Prove that a simple ordering implies a partial ordering

Question

I am having difficulty proving theorem 55 section 3.2 page 73 of Patrick Suppes Axiomatic Set Theory. This is the theorem to be proven. (R is a simple ordering) ⇒ (R is a partial ordering). He states that this theorem is obvious but this is only the case for the antisymmetry and transitivity of R. Definition of a simple ordering R is [(R is antisymmetric in FA) ● (R is transitive in FA) ● (R is strongly connected in FA)]. Definition of a partial ordering R is [(R is reflexive in FA) ● (R is transitive in FA) ● (R is antisymmetric in FA)]. So clearly all that needs to be proven is that (R is reflexive in FA).
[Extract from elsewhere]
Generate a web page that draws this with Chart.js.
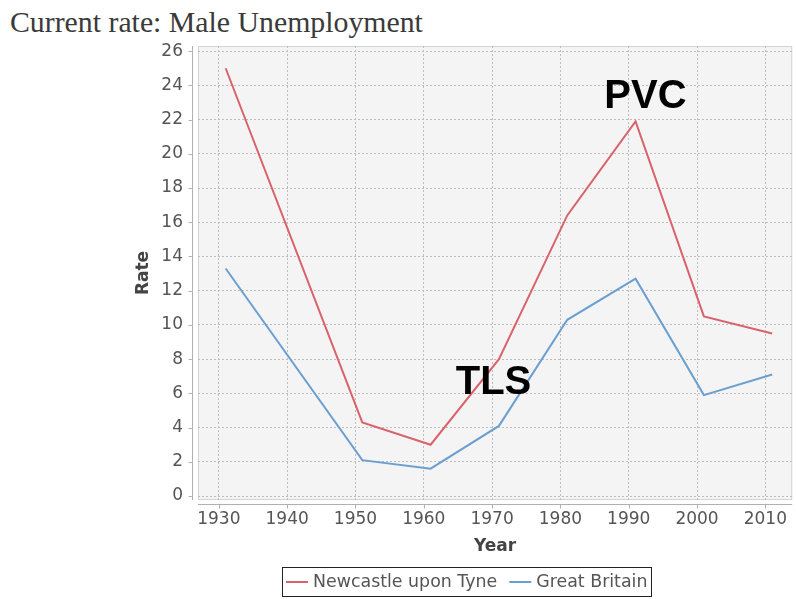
<!DOCTYPE html>
<html lang="en">
<head>
<meta charset="UTF-8">
<title>Current rate: Male Unemployment</title>
<script src="https://cdn.jsdelivr.net/npm/chart.js@4.4.1/dist/chart.umd.min.js"></script>
<style>
  html, body { margin: 0; padding: 0; background: #fff; }
  body { width: 796px; height: 599px; position: relative; overflow: hidden; }
  #title { position: absolute; left: 10px; top: 7px; font-family: "Liberation Serif", "Times New Roman", serif; font-size: 29.8px; line-height: 29px; color: #3a3a3a; white-space: nowrap; }
  #wrap { position: absolute; left: 0; top: 0; width: 796px; height: 599px; }
</style>
</head>
<body>
<div id="title">Current rate: Male Unemployment</div>
<div id="wrap"><canvas id="chart" width="796" height="599"></canvas></div>
<script>
// census years
const years = [1931, 1951, 1961, 1971, 1981, 1991, 2001, 2011];
const newcastle = [25.0, 4.3, 3.0, 8.0, 16.4, 21.9, 10.5, 9.5];
const britain = [13.3, 2.1, 1.6, 4.1, 10.3, 12.7, 5.9, 7.1];
const seriesNames = ["Newcastle upon Tyne", "Great Britain"];
// labels written over the plot, placed in data space
const notes = [
  { text: "PVC", year: 1992.45, rate: 23.5 },
  { text: "TLS", year: 1970.2, rate: 6.8 },
];

const RED = '#d9636b';
const BLUE = '#6b9fd1';
const SANS = '"DejaVu Sans", Verdana, sans-serif';

const pts = vals => vals.map((v, i) => ({ x: years[i], y: v }));

// JFreeChart-like plot: grey background, offset axis lines, boxed legend
const plotDecor = {
  id: 'plotDecor',
  beforeDraw(chart) {
    const { ctx, chartArea: a } = chart;
    ctx.save();
    ctx.fillStyle = '#f4f4f4';
    ctx.fillRect(a.left, a.top, a.right - a.left, a.bottom - a.top);
    ctx.strokeStyle = '#d4d4d4';
    ctx.lineWidth = 1;
    ctx.strokeRect(a.left + 0.5, a.top + 0.5, a.right - a.left - 1, a.bottom - a.top - 1);
    ctx.restore();
  },
  afterDraw(chart) {
    const { ctx, chartArea: a, scales } = chart;
    ctx.save();
    // axis lines + tick marks
    ctx.strokeStyle = '#b0b0b0';
    ctx.lineWidth = 1;
    const ax = a.left - 5.5, ay = a.bottom + 4.5;
    ctx.beginPath();
    ctx.moveTo(ax, a.top); ctx.lineTo(ax, a.bottom);
    ctx.moveTo(a.left, ay); ctx.lineTo(a.right, ay);
    scales.y.ticks.forEach(t => {
      const py = Math.round(scales.y.getPixelForValue(t.value)) + 0.5;
      ctx.moveTo(ax - 4, py); ctx.lineTo(ax, py);
    });
    scales.x.ticks.forEach(t => {
      const px = Math.round(scales.x.getPixelForValue(t.value)) + 0.5;
      ctx.moveTo(px, ay); ctx.lineTo(px, ay + 4);
    });
    ctx.stroke();

    // annotations
    ctx.fillStyle = '#000';
    ctx.font = 'bold 40px "Liberation Sans", Arial, sans-serif';
    ctx.textAlign = 'center';
    ctx.textBaseline = 'alphabetic';
    notes.forEach(n => {
      const px = scales.x.getPixelForValue(n.year);
      const py = scales.y.getPixelForValue(n.rate);
      ctx.fillText(n.text, px, py + 14.3);
    });

    // legend box
    ctx.font = '17.4px ' + SANS;
    ctx.textBaseline = 'middle';
    ctx.textAlign = 'left';
    const sample = 22, gap = 5, between = 12, pad = 4;
    const widths = chart.data.datasets.map(d => ctx.measureText(d.label).width);
    let total = pad * 2;
    widths.forEach((w, i) => { total += sample + gap + w + (i ? between : 0); });
    const cx = 467, top = 567, h = 29;
    let x = Math.round(cx - total / 2);
    ctx.strokeStyle = '#222';
    ctx.lineWidth = 1;
    ctx.strokeRect(x + 0.5, top + 0.5, Math.round(total), h);
    x += pad;
    const my = top + h / 2 + 0.5;
    chart.data.datasets.forEach((d, i) => {
      if (i) x += between;
      ctx.strokeStyle = d.borderColor;
      ctx.lineWidth = 2;
      ctx.beginPath(); ctx.moveTo(x, my); ctx.lineTo(x + sample, my); ctx.stroke();
      x += sample + gap;
      ctx.fillStyle = '#555';
      ctx.fillText(d.label, x, my);
      x += widths[i];
    });
    ctx.restore();
  }
};

new Chart(document.getElementById('chart'), {
  type: 'line',
  data: {
    datasets: [
      { label: seriesNames[0], data: pts(newcastle), borderColor: RED, backgroundColor: RED, borderWidth: 2, pointRadius: 0, tension: 0 },
      { label: seriesNames[1], data: pts(britain), borderColor: BLUE, backgroundColor: BLUE, borderWidth: 2, pointRadius: 0, tension: 0 },
    ]
  },
  options: {
    responsive: false,
    animation: false,
    layout: { padding: { left: 128, top: 46, right: 0, bottom: 0 } },
    plugins: { legend: { display: false }, tooltip: { enabled: false }, title: { display: false } },
    scales: {
      x: {
        type: 'linear',
        min: 1926.95,
        max: 2013.93,
        afterFit: s => { s.height = 99; },
        grid: { color: '#bdbdbd', drawTicks: false, lineWidth: 1 },
        border: { display: false, dash: [2, 2] },
        ticks: { stepSize: 10, includeBounds: false, padding: 9, color: '#555', font: { family: SANS, size: 17 }, callback: v => String(v) },
        title: { display: true, text: 'Year', color: '#444', font: { family: SANS, size: 17, weight: 'bold' }, padding: { top: 0, bottom: 42 } }
      },
      y: {
        min: -0.23,
        max: 26.3,
        afterFit: s => { s.width = 70; },
        grid: { color: '#bdbdbd', drawTicks: false, lineWidth: 1 },
        border: { display: false, dash: [2, 2] },
        ticks: { stepSize: 2, includeBounds: false, padding: 15, color: '#555', font: { family: SANS, size: 17 } },
        title: { display: true, text: 'Rate', color: '#444', font: { family: SANS, size: 17, weight: 'bold' }, padding: { top: 5, bottom: 0 } }
      }
    }
  },
  plugins: [plotDecor]
});
</script>
</body>
</html>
How do you do this? I tried a conditional proof. Please answer in detail.

Answer 1

Suppose that $R$ is a simple ordering (antisymmetric, transitive and strongly connected: $x,y \in A \rightarrow xRy \lor yRx$). To see that $R$ is a partial ordering, we already have transitive and antisymmetric. So we need only reflexiveness. Well, strongly connected with $y = x$ gives immediately that $xRx$ for all $x$. Done.

Answer 2

Suppose $x\in A$. Because $R$ is strongly connected, either $xRx$ or $xRx$. That is, $R$ is reflexive.